The first series of our Cheap Jeep Challenge heads to Moab.
When Roman and Tommy first purchased the 2002 Jeep Wrangler TJ, they took it to Moab on their 1,100-mile cannonball trip back to Colorado. Now that we’ve fitted BFGoodrich tires and a Teraflex lift, it’s time for a rematch. Is this cheap Jeep as a capable as a more expensive vehicle in one of the ultimate off-road playgrounds?
To find out, we return to Moab in our cheap Jeep. This time, however, it’s not going alone. We threw down a gauntlet for the Jeep to see whether it was even more capable than our long-term Land Rover Discovery II and our scrappy little Suzuki Samurai. Along the way, we stage a drag race up into the mountains out of Denver, Colorado and we also see which of these three cars is the most fuel efficient. If you think it’s a foregone conclusion, you may be surprised! Then again, the results may not be shocking for you at all.
But where in Moab are we going to test these three off-road machines? Well Fins and Things offers a light to moderate challenge, we went for something a bit more daring. The guys throw these machines at the landscape on Hell’s Revenge.
The 2004 Land Rover Discovery II Roman drives is the most off-road capable right out of the box. It has locking differentials, a traction control system, and a 4.6-liter V8 engine. When it was new, the V8 produced around 217 horsepower and 300 lb-ft of torque. It came mated to a four-speed automatic transmission.
Then there’s the our cheap Jeep. While many were bought with the indomitable 4.0-liter straight-six engine, this one has the smaller option. That’s a 2.5-liter naturally aspirated inline-four with closer to 120 horsepower and 140 lb-ft of torque. Some models came yoked to an archaic three-speed automatic, while others had a four-speed unit instead.
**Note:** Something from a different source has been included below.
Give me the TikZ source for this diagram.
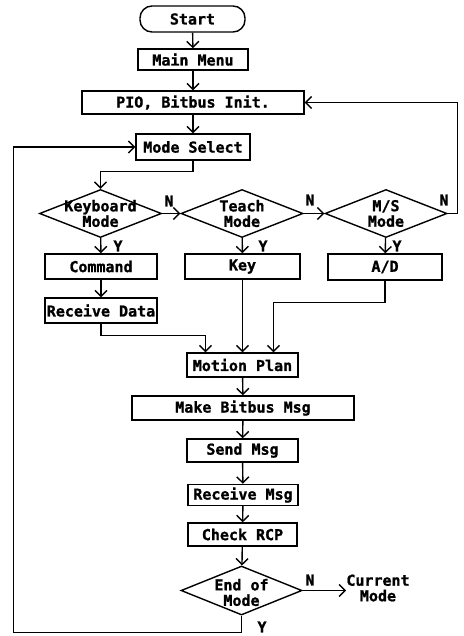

The 1987 Suzuki Samurai is the underdog in terms of power. It has a tiny 1.3-liter four-cylinder engine — less than one-third the displacement of the Land Rover’s V8. Brand new, it produced 60 horsepower and around 72 lb-ft of torque, and that’s at sea level. Up above 5,000 feet? It’s not going to be fast, by any stretch of the imagination. However, it should be efficient, and its lightweight construction makes it more of a scamper on the off-road trails of Moab.